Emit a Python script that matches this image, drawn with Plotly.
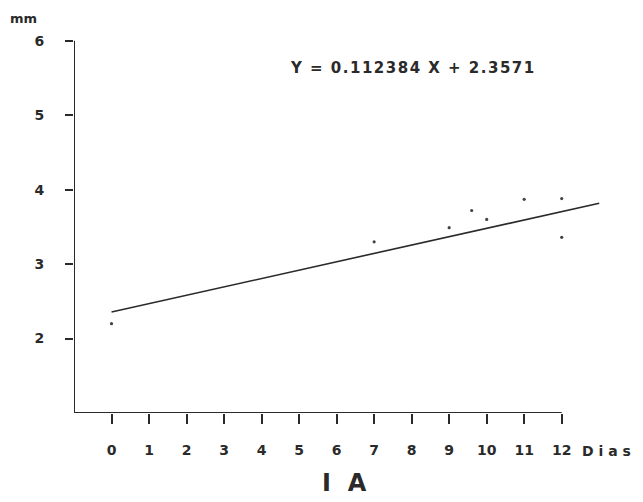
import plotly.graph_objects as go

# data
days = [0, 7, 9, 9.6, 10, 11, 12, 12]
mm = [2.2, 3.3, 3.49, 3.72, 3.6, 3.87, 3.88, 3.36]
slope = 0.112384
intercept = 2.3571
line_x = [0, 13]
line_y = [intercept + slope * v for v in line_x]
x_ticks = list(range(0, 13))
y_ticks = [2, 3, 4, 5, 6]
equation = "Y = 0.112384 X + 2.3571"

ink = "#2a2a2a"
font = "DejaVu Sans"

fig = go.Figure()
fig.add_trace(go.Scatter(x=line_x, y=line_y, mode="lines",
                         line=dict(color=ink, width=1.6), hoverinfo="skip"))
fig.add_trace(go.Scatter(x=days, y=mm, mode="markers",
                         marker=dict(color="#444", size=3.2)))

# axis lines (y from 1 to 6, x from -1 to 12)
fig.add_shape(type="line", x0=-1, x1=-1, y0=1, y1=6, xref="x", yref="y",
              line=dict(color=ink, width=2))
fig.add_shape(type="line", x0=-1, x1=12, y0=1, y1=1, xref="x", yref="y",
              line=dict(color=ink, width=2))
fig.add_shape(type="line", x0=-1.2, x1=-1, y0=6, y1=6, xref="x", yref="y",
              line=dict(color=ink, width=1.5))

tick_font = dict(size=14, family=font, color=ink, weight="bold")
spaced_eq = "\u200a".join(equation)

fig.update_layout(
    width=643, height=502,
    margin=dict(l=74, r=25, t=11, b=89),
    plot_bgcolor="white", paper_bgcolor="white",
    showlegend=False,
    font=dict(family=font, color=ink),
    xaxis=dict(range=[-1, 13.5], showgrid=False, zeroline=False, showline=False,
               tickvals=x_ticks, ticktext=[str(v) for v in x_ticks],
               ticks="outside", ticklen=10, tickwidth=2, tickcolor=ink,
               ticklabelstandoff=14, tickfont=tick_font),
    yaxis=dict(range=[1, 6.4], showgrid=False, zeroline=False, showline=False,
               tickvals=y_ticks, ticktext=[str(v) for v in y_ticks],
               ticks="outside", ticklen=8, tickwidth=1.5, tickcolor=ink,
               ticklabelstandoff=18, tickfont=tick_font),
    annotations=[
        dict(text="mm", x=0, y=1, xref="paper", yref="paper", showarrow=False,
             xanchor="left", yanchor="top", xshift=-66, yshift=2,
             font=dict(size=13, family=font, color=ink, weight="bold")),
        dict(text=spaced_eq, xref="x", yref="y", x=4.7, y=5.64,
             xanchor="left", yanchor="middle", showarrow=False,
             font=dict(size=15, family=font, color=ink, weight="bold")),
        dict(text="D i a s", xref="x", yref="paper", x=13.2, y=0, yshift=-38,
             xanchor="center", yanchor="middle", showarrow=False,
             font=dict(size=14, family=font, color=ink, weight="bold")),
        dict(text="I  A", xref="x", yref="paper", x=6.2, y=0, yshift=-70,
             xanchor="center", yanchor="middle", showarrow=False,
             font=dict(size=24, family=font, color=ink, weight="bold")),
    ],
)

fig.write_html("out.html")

____________________

** What is needed **
Your task is to repeat the material above exactly, without its pictures.

** Result below **
Emit a Python script that matches this image, drawn with Plotly.
import plotly.graph_objects as go

# data
days = [0, 7, 9, 9.6, 10, 11, 12, 12]
mm = [2.2, 3.3, 3.49, 3.72, 3.6, 3.87, 3.88, 3.36]
slope = 0.112384
intercept = 2.3571
line_x = [0, 13]
line_y = [intercept + slope * v for v in line_x]
x_ticks = list(range(0, 13))
y_ticks = [2, 3, 4, 5, 6]
equation = "Y = 0.112384 X + 2.3571"

ink = "#2a2a2a"
font = "DejaVu Sans"

fig = go.Figure()
fig.add_trace(go.Scatter(x=line_x, y=line_y, mode="lines",
                         line=dict(color=ink, width=1.6), hoverinfo="skip"))
fig.add_trace(go.Scatter(x=days, y=mm, mode="markers",
                         marker=dict(color="#444", size=3.2)))

# axis lines (y from 1 to 6, x from -1 to 12)
fig.add_shape(type="line", x0=-1, x1=-1, y0=1, y1=6, xref="x", yref="y",
              line=dict(color=ink, width=2))
fig.add_shape(type="line", x0=-1, x1=12, y0=1, y1=1, xref="x", yref="y",
              line=dict(color=ink, width=2))
fig.add_shape(type="line", x0=-1.2, x1=-1, y0=6, y1=6, xref="x", yref="y",
              line=dict(color=ink, width=1.5))

tick_font = dict(size=14, family=font, color=ink, weight="bold")
spaced_eq = "\u200a".join(equation)

fig.update_layout(
    width=643, height=502,
    margin=dict(l=74, r=25, t=11, b=89),
    plot_bgcolor="white", paper_bgcolor="white",
    showlegend=False,
    font=dict(family=font, color=ink),
    xaxis=dict(range=[-1, 13.5], showgrid=False, zeroline=False, showline=False,
               tickvals=x_ticks, ticktext=[str(v) for v in x_ticks],
               ticks="outside", ticklen=10, tickwidth=2, tickcolor=ink,
               ticklabelstandoff=14, tickfont=tick_font),
    yaxis=dict(range=[1, 6.4], showgrid=False, zeroline=False, showline=False,
               tickvals=y_ticks, ticktext=[str(v) for v in y_ticks],
               ticks="outside", ticklen=8, tickwidth=1.5, tickcolor=ink,
               ticklabelstandoff=18, tickfont=tick_font),
    annotations=[
        dict(text="mm", x=0, y=1, xref="paper", yref="paper", showarrow=False,
             xanchor="left", yanchor="top", xshift=-66, yshift=2,
             font=dict(size=13, family=font, color=ink, weight="bold")),
        dict(text=spaced_eq, xref="x", yref="y", x=4.7, y=5.64,
             xanchor="left", yanchor="middle", showarrow=False,
             font=dict(size=15, family=font, color=ink, weight="bold")),
        dict(text="D i a s", xref="x", yref="paper", x=13.2, y=0, yshift=-38,
             xanchor="center", yanchor="middle", showarrow=False,
             font=dict(size=14, family=font, color=ink, weight="bold")),
        dict(text="I  A", xref="x", yref="paper", x=6.2, y=0, yshift=-70,
             xanchor="center", yanchor="middle", showarrow=False,
             font=dict(size=24, family=font, color=ink, weight="bold")),
    ],
)

fig.write_html("out.html")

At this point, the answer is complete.